Multipoint linkage disequilibrium mapping using multilocus allele frequency data.

作者信息

Johnson T

机构信息

Rothamsted Research, Harpenden, and School of Biological Sciences, University of Edinburgh, West Mains Road, Edinburgh EH9 3JT, Scotland, UK.

出版信息

Ann Hum Genet. 2005 Jul;69(Pt 4):474-97. doi: 10.1046/j.1529-8817.2005.00178.x.
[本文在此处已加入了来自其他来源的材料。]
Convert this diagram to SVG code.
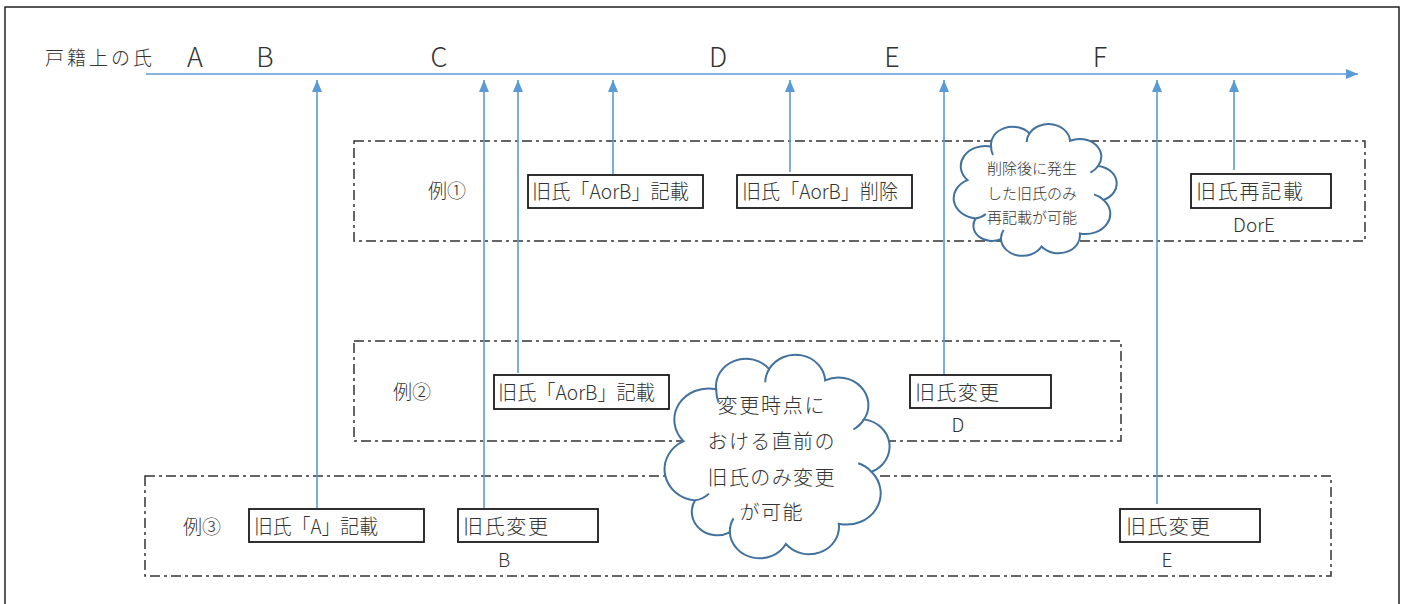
<svg xmlns="http://www.w3.org/2000/svg" width="1407" height="604" viewBox="0 0 1407 604">
<style>
text{font-family:"Noto Sans CJK JP","Noto Sans",sans-serif;fill:#333;font-weight:300}
.lbl{font-size:19px}
.big{font-size:27px}
.bt{font-size:20px}
.box{fill:#fff;stroke:#1a1a1a;stroke-width:1.8}
.grp{fill:none;stroke:#333;stroke-width:1.5;stroke-dasharray:10 4 3 4}
.arr{stroke:#5B9BD5;stroke-width:1.6;fill:none}
.cloud{fill:#fff;stroke:#41719C;stroke-width:2;vector-effect:non-scaling-stroke}
.inner{fill:none;stroke:#41719C;stroke-width:2;vector-effect:non-scaling-stroke}
</style>
<defs>
<marker id="ah" markerUnits="userSpaceOnUse" viewBox="0 0 12 10" refX="12" refY="5" markerWidth="12" markerHeight="10" orient="auto">
<path d="M0,0 L12,5 L0,10 z" fill="#5B9BD5"/>
</marker>
</defs>
<rect width="1407" height="604" fill="#fff"/>
<path d="M5,604 V7 H1399 V604" fill="none" stroke="#222" stroke-width="1.5"/>

<g id="timeline">
<text class="lbl" x="45" y="65" textLength="107">戸籍上の氏</text>
<text class="big" x="195" y="67" text-anchor="middle">A</text>
<text class="big" x="265" y="67" text-anchor="middle">B</text>
<text class="big" x="439" y="67" text-anchor="middle">C</text>
<text class="big" x="718" y="67" text-anchor="middle">D</text>
<text class="big" x="892" y="67" text-anchor="middle">E</text>
<text class="big" x="1100" y="67" text-anchor="middle">F</text>
</g>

<g id="example1">
<rect class="grp" x="354" y="141" width="1011" height="100"/>
<text class="lbl" x="428" y="198">例①</text>
</g>
<g id="example2">
<rect class="grp" x="354" y="341" width="767" height="100"/>
<text class="lbl" x="393" y="399">例②</text>
</g>
<g id="example3">
<rect class="grp" x="145" y="476" width="1186" height="100"/>
<text class="lbl" x="183" y="534">例③</text>
</g>

<g id="connectors">
<line class="arr" x1="146" y1="74" x2="1358" y2="74" marker-end="url(#ah)"/>
<line class="arr" x1="317" y1="509" x2="317" y2="80" marker-end="url(#ah)"/>
<line class="arr" x1="484" y1="509" x2="484" y2="80" marker-end="url(#ah)"/>
<line class="arr" x1="518" y1="373" x2="518" y2="80" marker-end="url(#ah)"/>
<line class="arr" x1="613" y1="174" x2="613" y2="80" marker-end="url(#ah)"/>
<line class="arr" x1="790" y1="172" x2="790" y2="80" marker-end="url(#ah)"/>
<line class="arr" x1="944" y1="375" x2="944" y2="80" marker-end="url(#ah)"/>
<line class="arr" x1="1157" y1="504" x2="1157" y2="80" marker-end="url(#ah)"/>
<line class="arr" x1="1234" y1="170" x2="1234" y2="80" marker-end="url(#ah)"/>
</g>

<g id="e1-record">
<rect class="box" x="528" y="175" width="175" height="33"/>
<text class="bt" x="532" y="199" textLength="157" lengthAdjust="spacingAndGlyphs">旧氏「AorB」記載</text>
</g>
<g id="e1-delete">
<rect class="box" x="737" y="175" width="175" height="33"/>
<text class="bt" x="742" y="199" textLength="156" lengthAdjust="spacingAndGlyphs">旧氏「AorB」削除</text>
</g>
<g id="e1-rerecord">
<rect class="box" x="1191" y="174" width="140" height="34"/>
<text class="bt" x="1196" y="199" textLength="107">旧氏再記載</text>
<text class="lbl" x="1254" y="232" text-anchor="middle">DorE</text>
</g>
<g id="e2-record">
<rect class="box" x="494" y="375" width="175" height="34"/>
<text class="bt" x="498" y="400" textLength="157" lengthAdjust="spacingAndGlyphs">旧氏「AorB」記載</text>
</g>
<g id="e2-change">
<rect class="box" x="910" y="375" width="141" height="33"/>
<text class="bt" x="915" y="400" textLength="84">旧氏変更</text>
<text class="lbl" x="958" y="432" text-anchor="middle">D</text>
</g>
<g id="e3-record">
<rect class="box" x="249" y="509" width="175" height="33"/>
<text class="bt" x="254" y="534" textLength="124" lengthAdjust="spacingAndGlyphs">旧氏「A」記載</text>
</g>
<g id="e3-change-b">
<rect class="box" x="458" y="509" width="140" height="33"/>
<text class="bt" x="463" y="534" textLength="85">旧氏変更</text>
<text class="lbl" x="504" y="567" text-anchor="middle">B</text>
</g>
<g id="e3-change-e">
<rect class="box" x="1120" y="509" width="140" height="33"/>
<text class="bt" x="1126" y="534" textLength="84">旧氏変更</text>
<text class="lbl" x="1167" y="567" text-anchor="middle">E</text>
</g>

<g id="cloud-small">
<g transform="translate(946.9,117.2) scale(0.886,0.728)">
<path class="cloud" d="M23.2,86.4 A27.8,27.8 0 0 1 49.9,40.3 A24.4,24.4 0 0 1 93.2,22.3 A24.4,24.4 0 0 1 139,32.4 A24.4,24.4 0 0 1 170.7,67 A24.4,24.4 0 0 1 176.8,113.6 A27.8,27.8 0 0 1 150.1,159.7 A24.4,24.4 0 0 1 106.8,177.7 A24.4,24.4 0 0 1 61,167.5 A21,21 0 0 1 32.5,139 A27.8,27.8 0 0 1 23.2,86.4 Z"/>
<path class="inner" d="M49.9,40.3 A27.8,27.8 0 0 0 52,52 M93.2,22.3 A24.4,24.4 0 0 0 90,34 M170.7,67 A24.4,24.4 0 0 1 162,76 M176.8,113.6 A24.4,24.4 0 0 0 166,106 M61,167.5 A24.4,24.4 0 0 1 64,155 M32.5,139 A21,21 0 0 0 44,133"/>
</g>
<text x="1032" y="174" font-size="15" text-anchor="middle">削除後に発生</text>
<text x="1032" y="199" font-size="15" text-anchor="middle">した旧氏のみ</text>
<text x="1032" y="223" font-size="15" text-anchor="middle">再記載が可能</text>
</g>
<g id="cloud-big">
<g transform="translate(655.2,344) scale(1.223,1.125)">
<path class="cloud" d="M23.2,86.4 A27.8,27.8 0 0 1 49.9,40.3 A24.4,24.4 0 0 1 93.2,22.3 A24.4,24.4 0 0 1 139,32.4 A24.4,24.4 0 0 1 170.7,67 A24.4,24.4 0 0 1 176.8,113.6 A27.8,27.8 0 0 1 150.1,159.7 A24.4,24.4 0 0 1 106.8,177.7 A24.4,24.4 0 0 1 61,167.5 A21,21 0 0 1 32.5,139 A27.8,27.8 0 0 1 23.2,86.4 Z"/>
<path class="inner" d="M49.9,40.3 A27.8,27.8 0 0 0 52,52 M93.2,22.3 A24.4,24.4 0 0 0 90,34 M170.7,67 A24.4,24.4 0 0 1 162,76 M176.8,113.6 A24.4,24.4 0 0 0 166,106 M61,167.5 A24.4,24.4 0 0 1 64,155 M32.5,139 A21,21 0 0 0 44,133"/>
</g>
<text x="771" y="413" font-size="20" text-anchor="middle" textLength="107">変更時点に</text>
<text x="771" y="449" font-size="20" text-anchor="middle" textLength="127">おける直前の</text>
<text x="771" y="485" font-size="20" text-anchor="middle" textLength="127">旧氏のみ変更</text>
<text x="771" y="520" font-size="20" text-anchor="middle" textLength="63">が可能</text>
</g>
</svg>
DOI:10.1046/j.1529-8817.2005.00178.x

PMID:15996175

Abstract

This paper describes a likelihood based fine scale linkage disequilibrium mapping method for estimating the position of a disease predisposing gene relative to a battery of typed marker loci. The method uses multilocus allele frequency data from a sample of unrelated diseased individuals and from a sample of unrelated control individuals, that is, a case and control type design. This type of data could be obtained by typing DNA pools, which is less expensive than typing individuals separately. The method described uses a nonparametric model that makes it robust to the shape of the genealogy at the disease locus. It can be implemented efficiently, making a multipoint analysis of a data set of a thousand markers feasible. An example power analysis uses simulations to estimate the amount of information that can be extracted from fully resolved haplotype data, relative to multilocus allele frequency data. For the assumed parameter values and a battery of 10 markers, roughly three times narrower region estimates can be derived from haplotype data than from allele frequency data only. Depending on how we choose to measure information, allele frequency data at an additional approximately 18 or approximately 33 markers is needed to compensate for this loss of information.

摘要

本文描述了一种基于似然性的精细尺度连锁不平衡定位方法，用于估计疾病易感基因相对于一系列分型标记位点的位置。该方法使用来自无关患病个体样本和无关对照个体样本的多位点等位基因频率数据，即病例对照类型设计。这种类型的数据可以通过对DNA池进行分型获得，这比分型个体成本更低。所描述的方法使用非参数模型，使其对疾病位点的系谱形状具有鲁棒性。它可以高效实现，使得对包含一千个标记的数据集进行多点分析成为可能。一个示例功效分析使用模拟来估计相对于多位点等位基因频率数据，从完全解析的单倍型数据中可以提取的信息量。对于假设的参数值和一组10个标记，从单倍型数据得出的区域估计值比仅从等位基因频率数据得出的区域估计值窄约三倍。根据我们选择测量信息的方式，还需要额外大约18个或大约33个标记的等位基因频率数据来弥补这种信息损失。